The Robert Grant Ranch was established in 1891 in Platte County, Wyoming by Scottish immigrant Robert Grant. The ranch represents a complete homestead with a representative collection of buildings and structures associated with a self-sufficient ranching operation in Wyoming. Robert Grant was born in 1847 in Motherwell, Scotland. He married Margaret Grant in Bellish in 1867, where Robert was a coal miner. The Grants emigrated to the United States in 1878 with their sons Tom and Robert, Jr. to join some of Margaret's family members in Wyoming. They established a 160 acre homestead, which they sold in 1884. Their new home became the Grant Ranch. After establishing an irrigation system the family built a permanent house in 1890. After 1900 Margaret and Robert retired to Wheatland, and the ranch was taken over by their daughter Clara and son Duncan, both born after the move to Wyoming. After marrying, Duncan took over ranch operations and was eventually joined by son Robert Grant III.

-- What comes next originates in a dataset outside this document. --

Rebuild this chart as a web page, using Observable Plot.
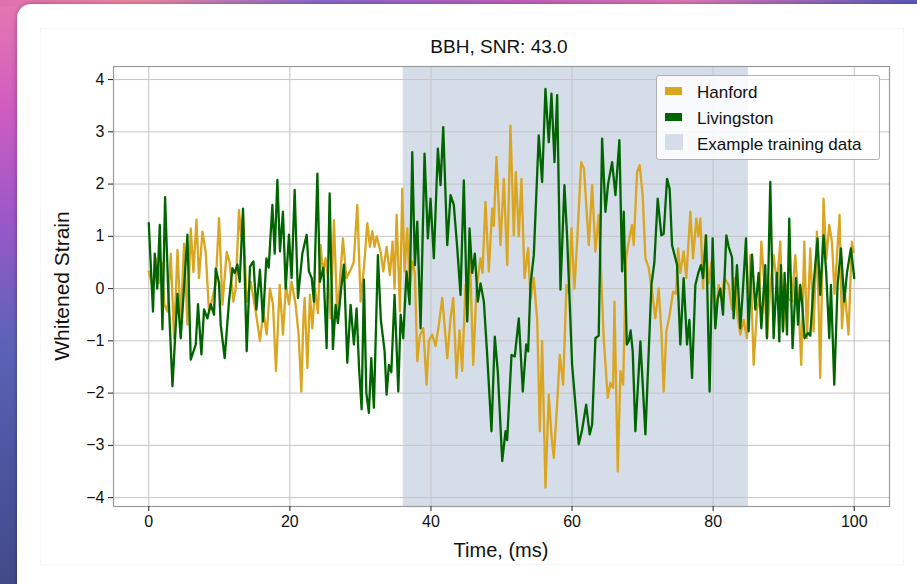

Significant ranch structures include the wood and stone main house (1891–94), a stone outhouse (c. 1890), a stone chicken house (c. 1890), a dipping vat (c. 1910), a lime kiln (c. 1890), and irrigation structures. Later additions included a bunkhouse/schoolhouse (c. 1917), a brooder house (c. 1930), a coal shed (moved to the ranch c. 1920) and a playhouse from another site. The main house is a 1-1/2 story house measuring about 30 ft by 30 ft, with a hipped roof. The walls are thick local limestone covered with lime and sand stucco. A kitchen addition is 16 ft by 24 ft.

The Robert Grant Ranch was placed on the National Register of Historic Places on September 7, 1995.